Maciej Nowicki, festival director, about the film: "Impeccable manners, distinctive pronunciation, high heels, extravagant outfits, makeup and jewelry. The protagonist of the film by Sylvia Vollenhoven and Fredrik Gertten is a very stylish star, although she does not shine in the firmaments of business or fashion. At first, business giants seem to even dismiss her with a benevolent smile. They are making a mistake as they are facing a formidable human rights defender. Mariette Lefferink wears fake gold ornaments because she considers real gold to be dirty. Almost literally - the uranium used to mine it is carried by the wind and deposited on everything around like a sinister memento of Johannesburg's golden past. Neither the owners of large mines nor the state feel responsible for the tragic consequences incurred by the poor neighborhoods of the city adjacent to the mines."

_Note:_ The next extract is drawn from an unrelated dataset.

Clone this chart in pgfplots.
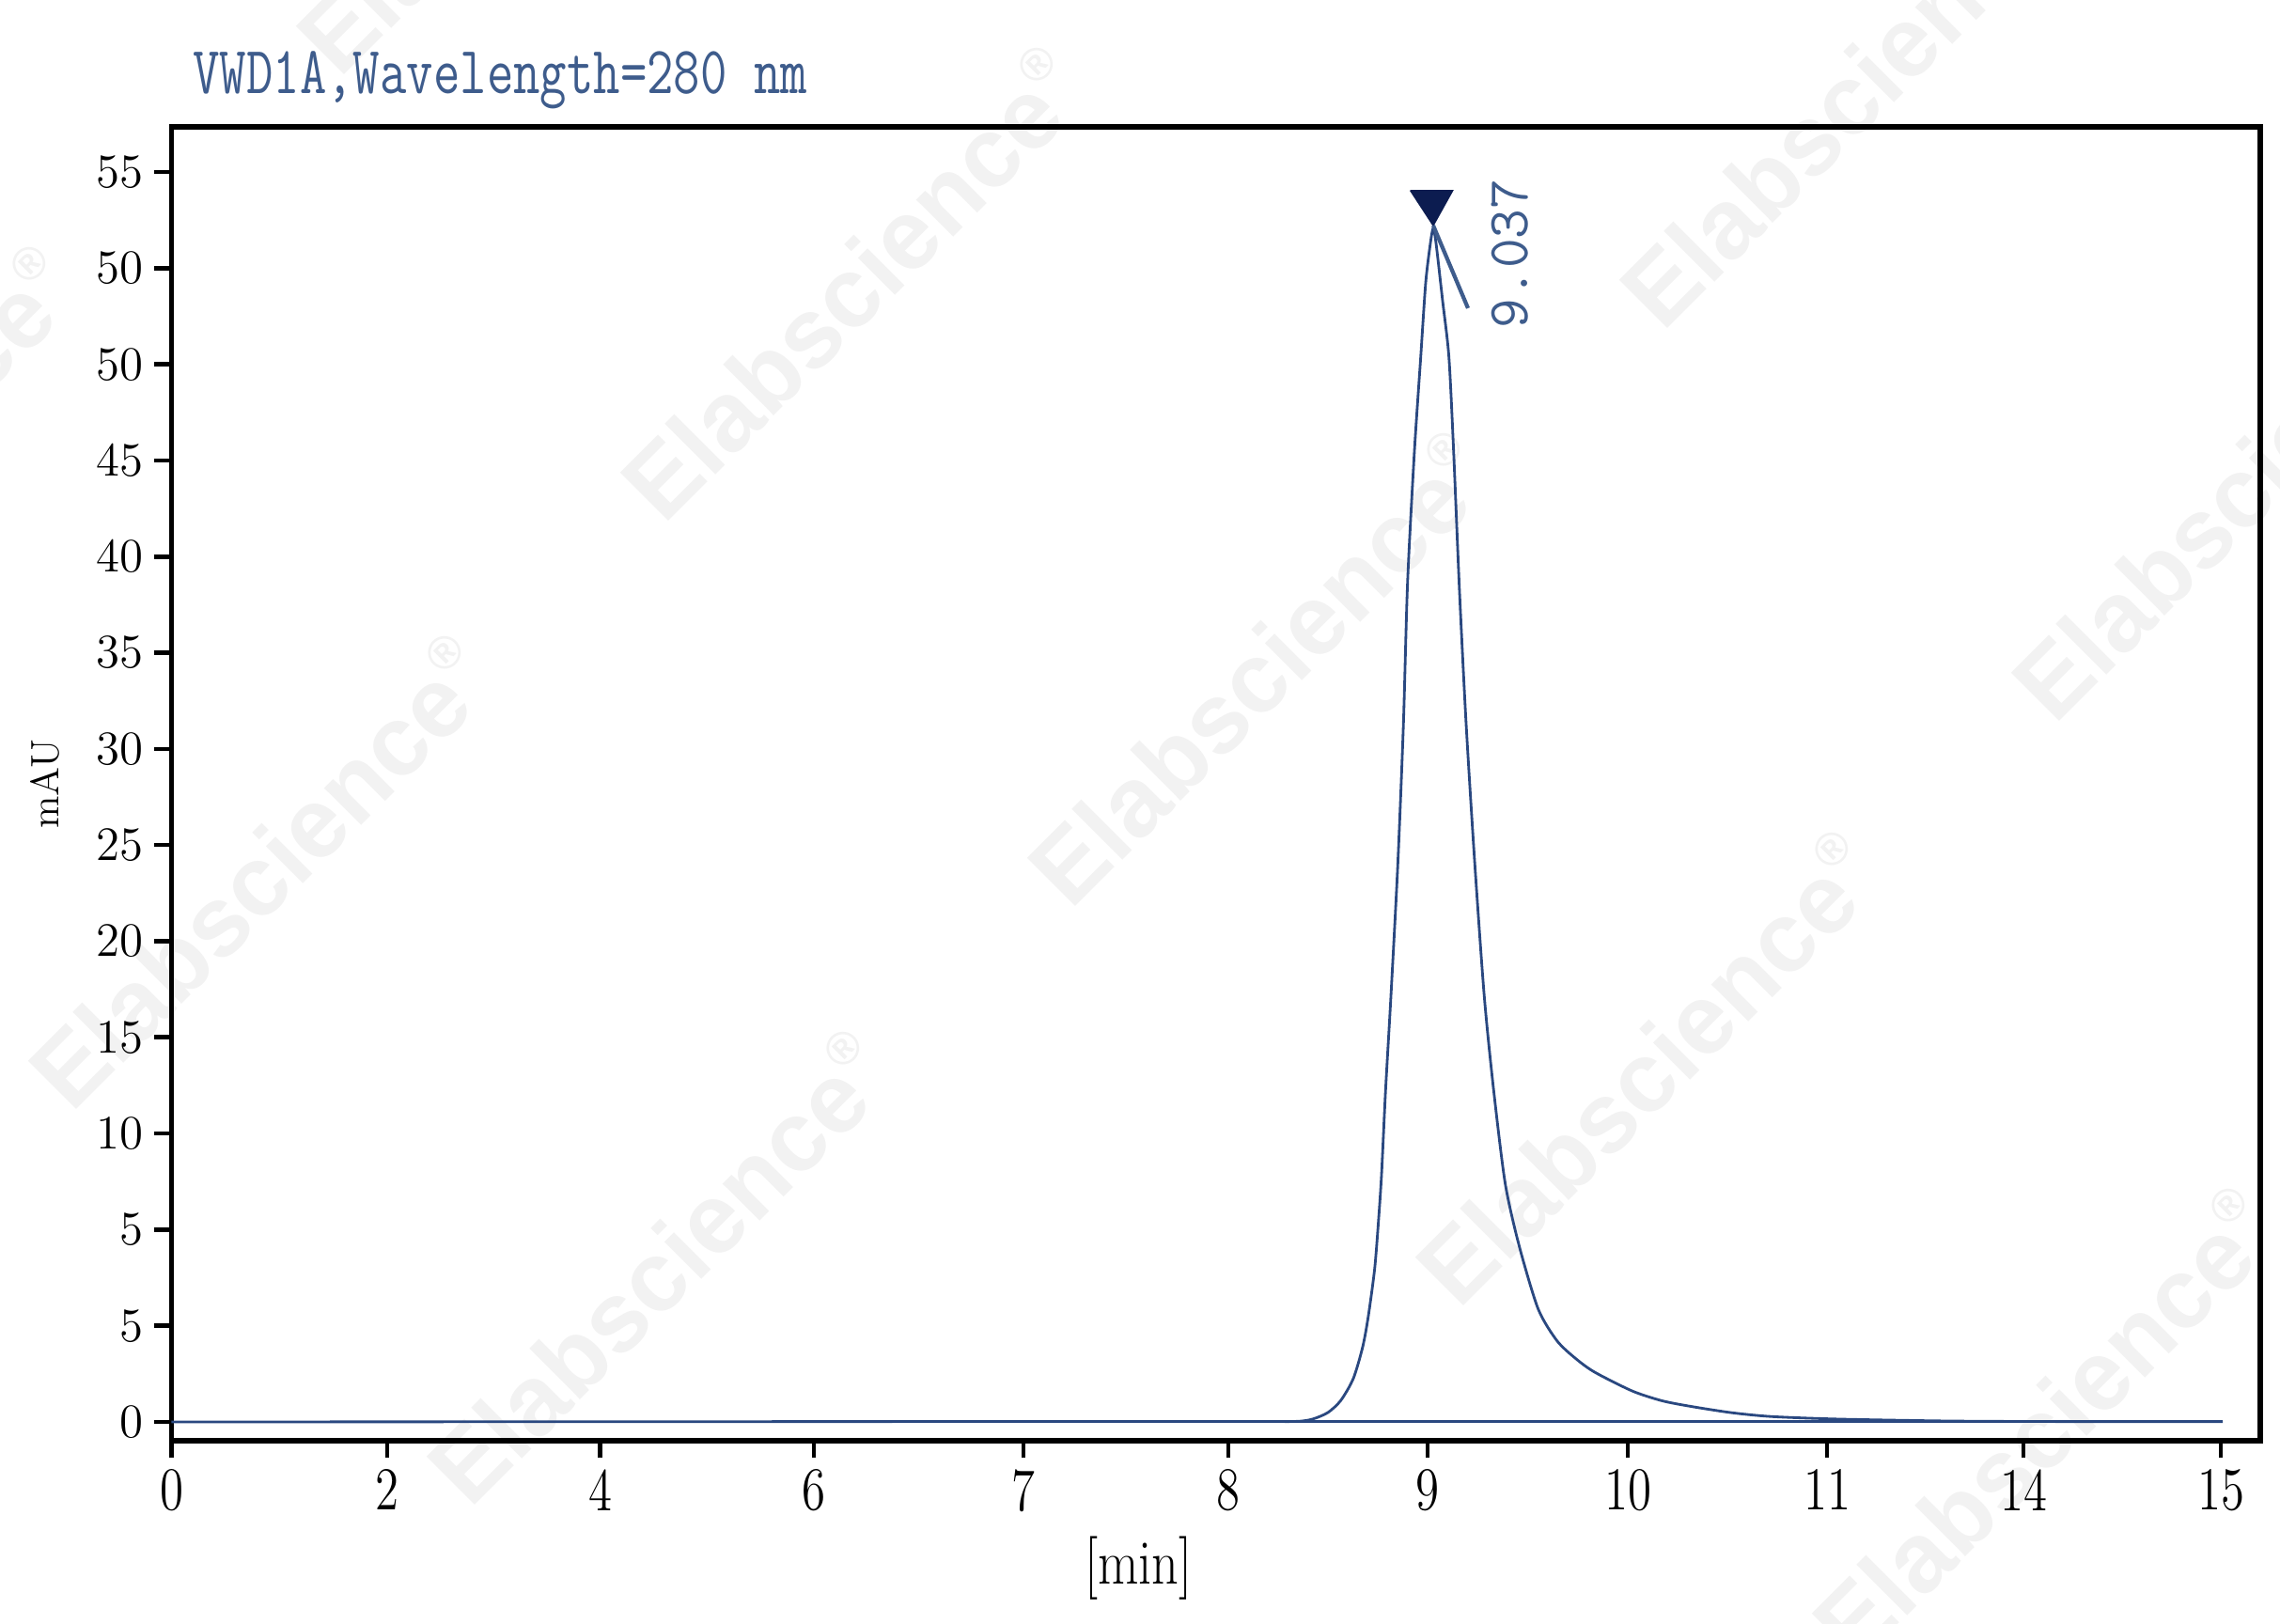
\documentclass[border=0pt]{standalone}
\usepackage{pgfplots}
\pgfplotsset{compat=1.18}
\usepackage{fontspec}
\usepackage{graphicx}
\newfontfamily\wmfont{Liberation Sans}

\definecolor{trace}{RGB}{42,72,128}
\definecolor{lbl}{RGB}{62,92,140}
\definecolor{mk}{RGB}{12,28,80}
\definecolor{wm}{RGB}{242,242,242}

\newcommand{\xl}[1]{\scalebox{1}[1.27]{#1}}

\begin{document}
\begin{tikzpicture}
% watermark, behind everything
\foreach \cx/\cy in {72.3/123.1, 178.6/143.6, 37.8/170.6, -34.9/101.9, 115.6/82.1,
                     220.3/101.8, 9.3/60.5, 156.9/39.6, 51.7/18.4, 199.1/1.7}{
  \node[rotate=45, text=wm, font=\wmfont\bfseries\fontsize{30}{30}\selectfont]
    at (\cx mm,\cy mm) {Elabscience\raisebox{0.9ex}{\fontsize{14}{14}\selectfont ®}};
}
\begin{axis}[
    at={(0,0)}, anchor=south west,
    scale only axis, width=222.25mm, height=139.8mm,
    xmin=0, xmax=22.225, ymin=-0.978, ymax=67.35,
    clip=false,
    axis line style={line width=1.5pt},
    tick align=outside, major tick length=1.8mm,
    tick style={line width=1.3pt, black},
    xtick pos=bottom, ytick pos=left,
    xtick={0,2.295,4.56,6.835,9.065,11.245,13.365,15.495,17.615,19.705,21.805},
    xticklabels={\xl{0},\xl{2},\xl{4},\xl{6},\xl{7},\xl{8},\xl{9},\xl{10},\xl{11},\xl{14},\xl{15}},
    ytick={0,5,...,65},
    yticklabels={0,5,5,10,15,20,25,30,35,40,45,50,50,55},
    ticklabel style={font=\fontsize{14.5}{17}\selectfont},
    xlabel={\scalebox{1}[1.2]{[min]}},
    xlabel style={at={(rel axis cs:0.463,-0.0973)}, anchor=center, font=\fontsize{16}{19}\selectfont},
    ylabel={mAU},
    ylabel style={at={(rel axis cs:-0.0605,0.5)}, anchor=center, font=\fontsize{12}{14}\selectfont},
]
    % signal
    \addplot[trace, line width=0.8pt, smooth, tension=0.45] coordinates {
        (0,0) (4,0.01) (8,0.02) (11.5,0.02) (11.975,0.03) (12.142,0.15)
        (12.305,0.49) (12.442,1.12) (12.575,2.26) (12.675,3.91) (12.735,5.52)
        (12.802,7.97) (12.842,10.41) (12.875,12.85) (12.918,17.25) (12.975,22.14)
        (13.048,28.98) (13.108,36.31) (13.152,43.65) (13.225,50.49) (13.292,55.38)
        (13.345,59.25) (13.395,61.3) (13.425,62.07) (13.455,61.3) (13.525,58.3)
        (13.592,55.38) (13.642,50.49) (13.705,43.16) (13.775,36.31) (13.868,28.98)
        (13.968,22.14) (14.068,17.25) (14.192,12.37) (14.342,9.11) (14.542,5.87)
        (14.742,4.22) (14.94,3.3) (15.142,2.59) (15.542,1.61) (15.86,1.1)
        (16.175,0.80) (16.6,0.48) (17.025,0.28) (17.72,0.15) (18.875,0.05)
        (20,0.02) (21.825,0.01)
    };
    % integration baseline
    \addplot[trace, line width=0.8pt] coordinates {(11.9,0.02) (21.825,0.02)};
    % peak marker and tick
    \addplot[mk, fill=mk, line width=0.4pt] coordinates {
        (13.182,64.04) (13.632,64.04) (13.425,62.22) (13.182,64.04)
    };
    \addplot[lbl, line width=1.2pt] coordinates {(13.425,62.22) (13.795,57.92)};
    \node[rotate=90, text=lbl, font=\ttfamily\fontsize{17.5}{20}\selectfont]
        at (axis cs:14.242,60.75) {9.037};
    \node[anchor=base west, xshift=1.05mm, yshift=3.5mm, text=lbl,
          font=\ttfamily\fontsize{15.7}{18}\selectfont]
        at (rel axis cs:0,1) {\scalebox{1}[1.3]{VWD1A,Wavelength=280 nm}};
\end{axis}
\pgfresetboundingbox
\path (-18.25mm,-19.5mm) rectangle (224.35mm,153.3mm);
\end{tikzpicture}
\end{document}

What is the situation in Belarus today from the perspective of Belarusian and Polish civil society activists? Find out during a meeting with reference to the films "What Will We Do Tomorrow?" by Maksim Shved, "How Can I Help You," by Yekaterina Markaviec and "Forced Retirement," by Andrei Kutsila.
- Tatsiana Gacura-Jaworskaja, Zvyano, WATCH DOCS Belarus
- Olga Salomatova, Helsinski Foundation for Human Rights
The meeting will be led by Piotr Pogorzelski.
The conversation will be held in Russian and translated into Polish.
Anabel Rodríguez Ríos was awarded the WATCH DOCS prize at the 20th edition of the festival for “Once Upon a Time in Venezuela.” The film tells a story of Congo Mirador - a floating village on Lake Maracaibo. As the programming director writes about the film: “Although the views are breathtaking, life is not easy here. The lake is overgrown, the water polluted by waste from a nearby refinery. It is a microcosm for many of Venezuela's problems. A system marked by years of neglect and inefficiency is greased only by pervasive and blatant corruption. Blustering propaganda attempts to mask chronic shortages of goods. Although Hugo Chavez posters still adorn the walls, hardly anyone here believes in revolutionary ideals anymore. The village is threadbare – just like the entire country.”